Both Politi and St. Armand supervisor Joyce Morency expressed concern over the fact that, as a city, Saranac Lake could potentially preempt its sales tax and occupancy tax revenues from the county.
"Some 700 rooms in North Elba would be lost in terms of bed tax," said Politi.
"New York's cities have the option to preempt sales tax," said Weidemann. "This study assumes that this city will not."
"We've been down this road before," Politi added. "If the leaders of my community thought this was doable, don't you think Lake Placid would quickly become a city?"
Saranac Lake village trustee Jeff Branch, who was the only village official present at the meeting, urged town leaders not to dismiss the idea of a city.
"What do you say to the people in your town who have a 69 percent increase in their taxes?" Branch asked Politi, referring to the study's estimated fiscal impact of village dissolution.
"The things we've brought up tonight are the same things we've been bringing up all along," said Harrietstown councilman Ron Keough. "Out of all the options, it looks like the city is the best option, but how we make it fair for everybody is what we need to work on."

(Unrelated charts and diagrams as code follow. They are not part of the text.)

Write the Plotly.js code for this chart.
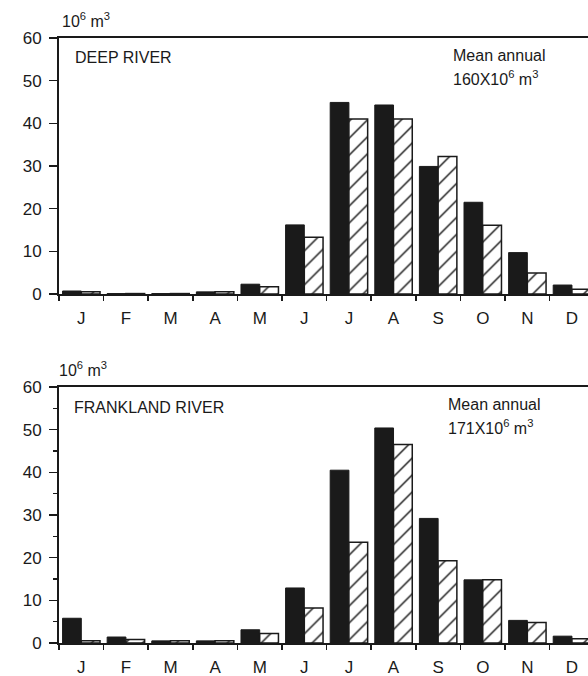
<!DOCTYPE html>
<html>
<head>
<meta charset="utf-8">
<script src="https://cdn.plot.ly/plotly-3.0.1.min.js"></script>
<style>html,body{margin:0;padding:0;background:#fff;}#chart{width:588px;height:676px;}</style>
</head>
<body>
<div id="chart"></div>
<script>
// Month labels
const months = ['J','F','M','A','M','J','J','A','S','O','N','D'];
const monthIndex = [0,1,2,3,4,5,6,7,8,9,10,11];

// Deep River (10^6 m^3) - black and hatched series
const deepBlack   = [0.7, 0.1, 0.1, 0.5, 2.3, 16.2, 44.9, 44.3, 29.9, 21.5, 9.7, 2.1];
const deepHatched = [0.5, 0.1, 0.1, 0.5, 1.7, 13.3, 41.0, 41.0, 32.2, 16.1, 4.9, 1.1];

// Frankland River (10^6 m^3)
const frankBlack   = [5.8, 1.4, 0.5, 0.5, 3.1, 12.9, 40.5, 50.4, 29.2, 14.8, 5.3, 1.6];
const frankHatched = [0.5, 0.8, 0.5, 0.5, 2.2, 8.2, 23.6, 46.5, 19.3, 14.8, 4.8, 1.0];

const FONT = 'Liberation Sans, Arial, sans-serif';
const INK = '#1a1a1a';

function blackTrace(y, xa, ya){
  return {type:'bar', x: monthIndex, y: y, xaxis: xa, yaxis: ya,
    marker:{color: INK, line:{color: INK, width:1}}, showlegend:false, hoverinfo:'skip'};
}
function hatchTrace(y, xa, ya){
  return {type:'bar', x: monthIndex, y: y, xaxis: xa, yaxis: ya,
    marker:{color:'white', line:{color: INK, width:1.5},
      pattern:{shape:'/', fgcolor: INK, bgcolor:'white', size:12, solidity:0.12}},
    showlegend:false, hoverinfo:'skip'};
}

const data = [
  blackTrace(deepBlack, 'x', 'y'),
  hatchTrace(deepHatched, 'x', 'y'),
  blackTrace(frankBlack, 'x2', 'y2'),
  hatchTrace(frankHatched, 'x2', 'y2')
];

const W = 588, H = 676;
const px = v => v / W;
const py = v => 1 - v / H;

function xAxis(anchor){
  return {
    anchor: anchor, domain:[px(59), 1], range:[-0.5, 11.36],
    tickvals: monthIndex, ticktext: months, ticks:'', ticklabelstandoff: 8,
    showline:true, linecolor: INK, linewidth:2, mirror:true,
    showgrid:false, zeroline:false, fixedrange:true,
    tickfont:{family: FONT, size:17, color: INK},
    minor:{tick0:-0.5, dtick:1, ticks:'outside', ticklen:5, tickwidth:1.5, tickcolor: INK, showgrid:false},
    automargin:false
  };
}
function yAxis(anchor, domain, minor){
  const ax = {
    anchor: anchor, domain: domain, range:[0, 60], dtick:10, tick0:0,
    ticks:'outside', ticklen:8, tickwidth:1.5, tickcolor: INK, ticklabelstandoff: 4,
    showline:true, linecolor: INK, linewidth:2,
    showgrid:false, zeroline:false, fixedrange:true,
    tickfont:{family: FONT, size:17, color: INK}, automargin:false
  };
  if (minor) ax.minor = {dtick:5, ticks:'outside', ticklen:4, tickwidth:1.2, tickcolor: INK, showgrid:false};
  return ax;
}

function ann(text, x, y, size){
  return {text: text, xref:'paper', yref:'paper', x: px(x), y: py(y),
    xanchor:'left', yanchor:'middle', showarrow:false,
    font:{family: FONT, size: size || 16, color: INK}};
}

const layout = {
  width: W, height: H,
  margin:{l:0, r:0, t:0, b:0},
  paper_bgcolor:'white', plot_bgcolor:'white',
  barmode:'group', bargap:0.16, bargroupgap:0,
  xaxis: xAxis('y'),
  yaxis: yAxis('x', [py(294), py(38)], false),
  xaxis2: xAxis('y2'),
  yaxis2: yAxis('x2', [py(643), py(387)], true),
  annotations:[
    ann('10<sup>6</sup> m<sup>3</sup>', 60, 20, 16),
    ann('DEEP RIVER', 73, 58, 16),
    ann('Mean annual', 451, 55, 16),
    ann('160X10<sup>6</sup> m<sup>3</sup>', 451, 78, 16),
    ann('10<sup>6</sup> m<sup>3</sup>', 57, 369, 16),
    ann('FRANKLAND RIVER', 72, 407, 16),
    ann('Mean annual', 446, 404, 16),
    ann('171X10<sup>6</sup> m<sup>3</sup>', 446, 427, 16)
  ]
};

Plotly.newPlot('chart', data, layout, {displayModeBar:false, staticPlot:true});
</script>
</body>
</html>
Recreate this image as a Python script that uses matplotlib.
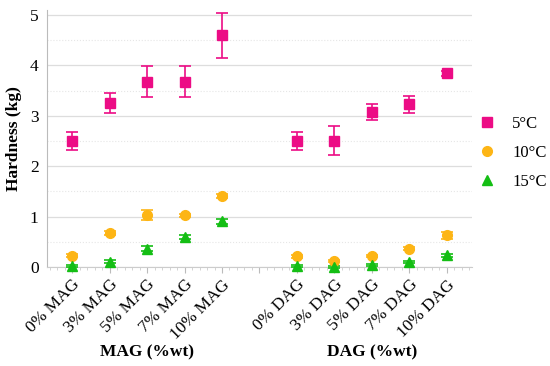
import numpy as np
import matplotlib
matplotlib.use("Agg")
import matplotlib.pyplot as plt
from matplotlib.lines import Line2D
from matplotlib.ticker import MultipleLocator, AutoMinorLocator

plt.rcParams['font.family'] = ['Liberation Serif', 'DejaVu Serif']

labels = ['0% MAG', '3% MAG', '5% MAG', '7% MAG', '10% MAG', '',
          '0% DAG', '3% DAG', '5% DAG', '7% DAG', '10% DAG']

# hardness (kg) and error bars, MAG then DAG
h5 = [2.50, 3.25, 3.68, 3.68, 4.60, 2.50, 2.51, 3.07, 3.23, 3.84]
e5 = [0.18, 0.20, 0.30, 0.30, 0.45, 0.18, 0.29, 0.16, 0.17, 0.05]
h10 = [0.22, 0.67, 1.03, 1.03, 1.41, 0.21, 0.12, 0.21, 0.36, 0.63]
e10 = [0.03, 0.04, 0.10, 0.03, 0.04, 0.03, 0.02, 0.02, 0.03, 0.07]
h15 = [0.02, 0.10, 0.36, 0.60, 0.91, 0.02, 0.00, 0.03, 0.09, 0.23]
e15 = [0.02, 0.03, 0.05, 0.04, 0.05, 0.02, 0.02, 0.02, 0.02, 0.03]

pos = [1, 2, 3, 4, 5, 7, 8, 9, 10, 11]

fig = plt.figure(figsize=(5.5, 3.66), dpi=100)
ax = fig.add_axes([0.0855, 0.2705, 0.7725, 0.7022])

series = [
    (h5, e5, 's', '#EC0C85', '5°C'),
    (h10, e10, 'o', '#FDB515', '10°C'),
    (h15, e15, '^', '#14BE14', '15°C'),
]
handles = []
for h, e, m, c, lab in series:
    ax.errorbar(pos, h, yerr=e, fmt=m, color=c, ecolor=c, ms=7, elinewidth=1.2,
                capsize=4, capthick=1.2, clip_on=False, zorder=3)
    handles.append(Line2D([], [], ls='none', marker=m, color=c, ms=7, label=lab))

ax.set_xlim(0.33, 11.67)
ax.set_ylim(0, 5.1)
ax.set_xticks(range(1, 12))
ax.set_xticklabels(labels, rotation=45, ha='right', rotation_mode='anchor', fontsize=12.5)
ax.xaxis.set_minor_locator(AutoMinorLocator(5))
ax.yaxis.set_major_locator(MultipleLocator(1))
ax.yaxis.set_minor_locator(MultipleLocator(0.5))
ax.tick_params(axis='y', which='both', length=0, labelsize=12.5, pad=6)
ax.tick_params(axis='x', which='major', length=4, color='#BBBBBB', pad=3)
ax.tick_params(axis='x', which='minor', length=2, color='#CCCCCC')
ax.grid(axis='y', which='major', color='#DDDDDD', lw=0.9)
ax.grid(axis='y', which='minor', color='#E6E6E6', lw=0.8, ls=':')
ax.set_axisbelow(True)
for s in ['top', 'right']:
    ax.spines[s].set_visible(False)
ax.spines['left'].set_color('#BBBBBB')
ax.spines['bottom'].set_color('#CCCCCC')

ax.set_ylabel('Hardness (kg)', fontsize=12.5, fontweight='bold', labelpad=6)
fig.text(147 / 550, 1 - 352 / 366, 'MAG (%wt)', ha='center', va='center',
         fontsize=12.5, fontweight='bold')
fig.text(372 / 550, 1 - 352 / 366, 'DAG (%wt)', ha='center', va='center',
         fontsize=12.5, fontweight='bold')

fig.legend(handles=handles, loc='center left', bbox_to_anchor=(479 / 550, 1 - 153 / 366),
           frameon=False, fontsize=12, handlelength=1.0, handletextpad=1.0,
           labelspacing=0.8, borderaxespad=0, borderpad=0)

fig.savefig('out.png', dpi=100)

North Elba councilman Derek Doty suggested a possible compromise involving revenue sharing. Other town leaders indicated such a deal may be necessary to gain their support for a city charter.
• The last time a city was chartered in New York State was 1940.
• Establishing a city requires the approval of the State Legislature. Historically, the legislature has not approved the establishment of a city without the support of its neighboring local governments.
• If Saranac Lake were to become a city, it would be the third-least populous city in the state with a population of 5,041.
• Only three of New York's 61 cities currently have a population below 6,000. The city of Sherill, with a population of 3,147, is the least populous and the only city where residents also pay town taxes.
• Only two other cities in New York State reside in two counties: Geneva and New York City. Both preempt their counties' sales tax.